- **Instructions for the task**:
Search the material and gather each line with "this" in it.

- **Data to process**:

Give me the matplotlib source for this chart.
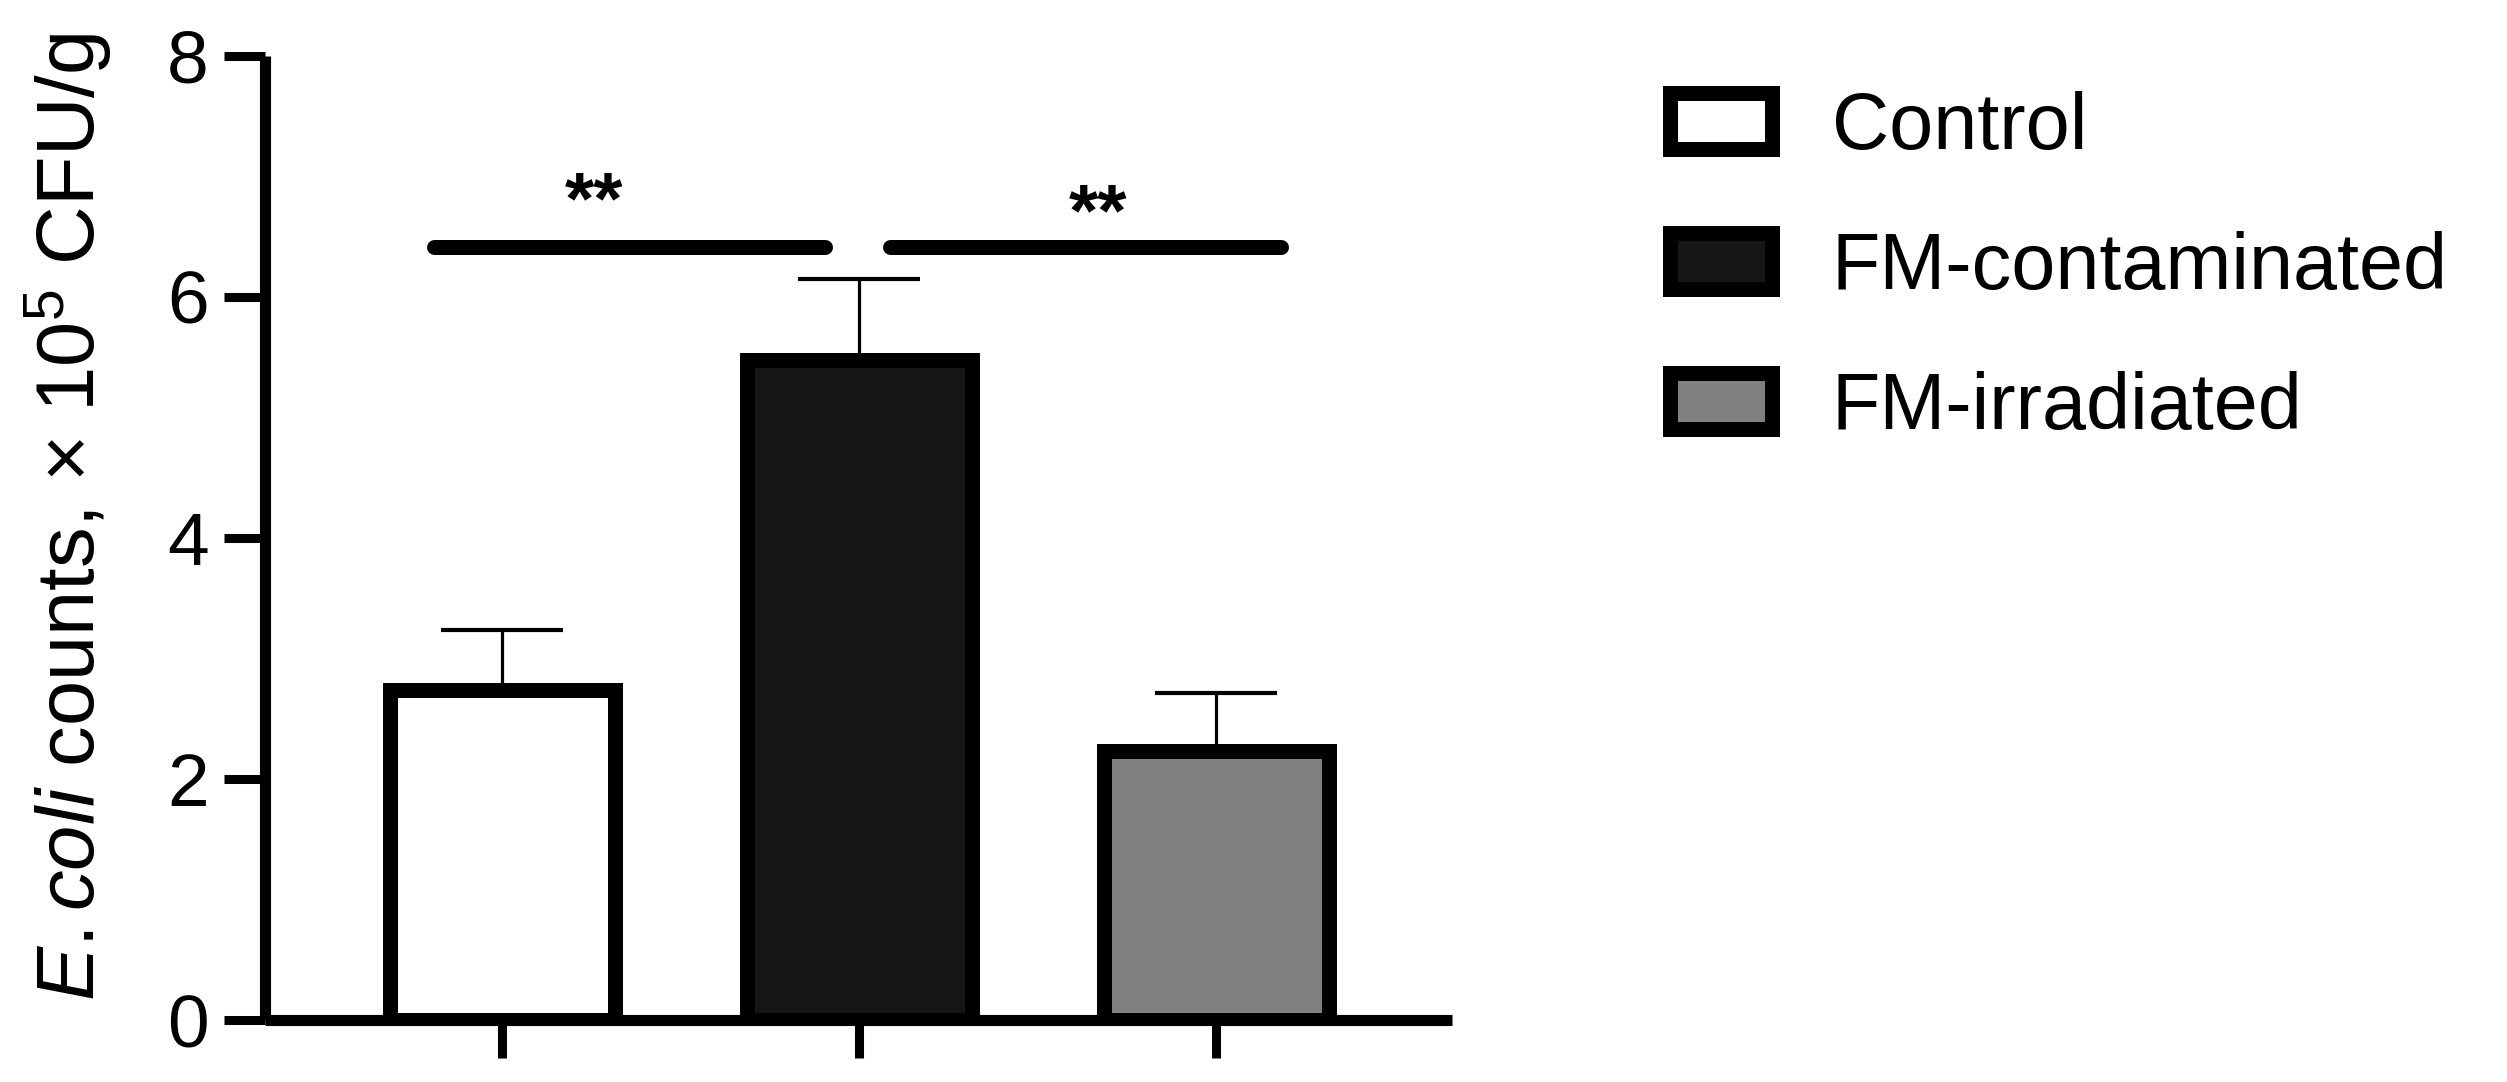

* * *

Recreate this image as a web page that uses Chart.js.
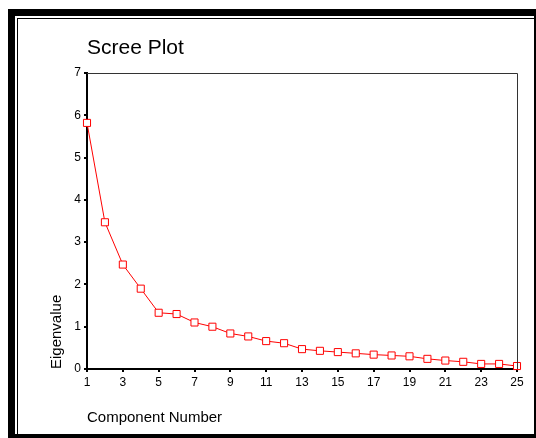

---

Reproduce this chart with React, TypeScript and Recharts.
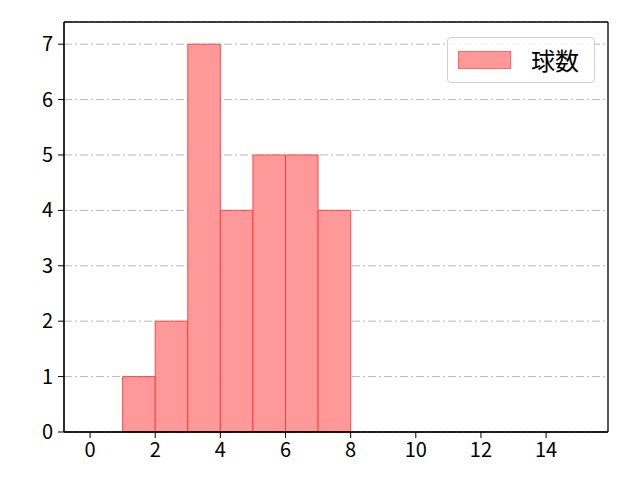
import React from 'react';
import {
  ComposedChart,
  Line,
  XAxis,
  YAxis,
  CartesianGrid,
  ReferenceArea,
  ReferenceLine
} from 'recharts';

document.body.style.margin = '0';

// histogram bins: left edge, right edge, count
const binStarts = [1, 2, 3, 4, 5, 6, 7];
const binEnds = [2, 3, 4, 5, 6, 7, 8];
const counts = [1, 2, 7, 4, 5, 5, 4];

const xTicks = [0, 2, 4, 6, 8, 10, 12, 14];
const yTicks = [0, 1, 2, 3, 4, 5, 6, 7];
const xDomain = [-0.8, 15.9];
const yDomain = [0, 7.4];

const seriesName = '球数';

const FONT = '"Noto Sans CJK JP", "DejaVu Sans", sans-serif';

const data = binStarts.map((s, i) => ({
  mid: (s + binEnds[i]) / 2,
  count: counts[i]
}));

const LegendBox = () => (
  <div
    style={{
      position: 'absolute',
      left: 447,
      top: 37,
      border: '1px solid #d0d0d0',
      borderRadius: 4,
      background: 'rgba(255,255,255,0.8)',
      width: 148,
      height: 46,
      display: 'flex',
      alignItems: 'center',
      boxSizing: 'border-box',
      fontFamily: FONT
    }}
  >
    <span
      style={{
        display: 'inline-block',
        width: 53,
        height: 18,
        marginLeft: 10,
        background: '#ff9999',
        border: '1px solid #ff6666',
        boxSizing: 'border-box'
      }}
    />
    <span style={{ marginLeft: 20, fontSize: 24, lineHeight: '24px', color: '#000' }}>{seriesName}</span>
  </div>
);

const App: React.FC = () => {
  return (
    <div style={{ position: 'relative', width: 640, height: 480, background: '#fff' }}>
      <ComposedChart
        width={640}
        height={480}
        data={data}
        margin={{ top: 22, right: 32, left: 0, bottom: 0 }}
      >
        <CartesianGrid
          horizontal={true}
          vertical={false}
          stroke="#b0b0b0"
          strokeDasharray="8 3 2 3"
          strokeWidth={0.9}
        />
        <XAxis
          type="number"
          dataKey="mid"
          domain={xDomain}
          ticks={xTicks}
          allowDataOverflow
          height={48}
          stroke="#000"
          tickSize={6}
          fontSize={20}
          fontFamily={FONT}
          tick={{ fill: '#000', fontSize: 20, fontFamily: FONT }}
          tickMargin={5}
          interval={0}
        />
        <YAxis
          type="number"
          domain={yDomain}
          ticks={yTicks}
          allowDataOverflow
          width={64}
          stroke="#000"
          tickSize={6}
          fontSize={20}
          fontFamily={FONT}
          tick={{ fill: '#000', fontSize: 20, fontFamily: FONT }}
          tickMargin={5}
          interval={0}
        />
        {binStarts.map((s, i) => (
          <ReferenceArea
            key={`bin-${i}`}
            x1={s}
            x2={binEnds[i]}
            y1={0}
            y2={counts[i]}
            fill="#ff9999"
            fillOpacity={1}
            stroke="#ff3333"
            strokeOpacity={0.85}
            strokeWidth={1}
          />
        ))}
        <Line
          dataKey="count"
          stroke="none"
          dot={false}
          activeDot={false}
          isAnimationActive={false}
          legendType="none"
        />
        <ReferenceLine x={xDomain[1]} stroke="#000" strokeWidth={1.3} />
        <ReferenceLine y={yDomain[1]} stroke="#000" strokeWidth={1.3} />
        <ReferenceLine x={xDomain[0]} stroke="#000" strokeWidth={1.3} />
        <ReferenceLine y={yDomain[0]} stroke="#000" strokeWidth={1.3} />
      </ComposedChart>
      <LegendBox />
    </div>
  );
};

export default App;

- **Exercise solution**:
Give me the matplotlib source for this chart.
Recreate this image as a web page that uses Chart.js.
Reproduce this chart with React, TypeScript and Recharts.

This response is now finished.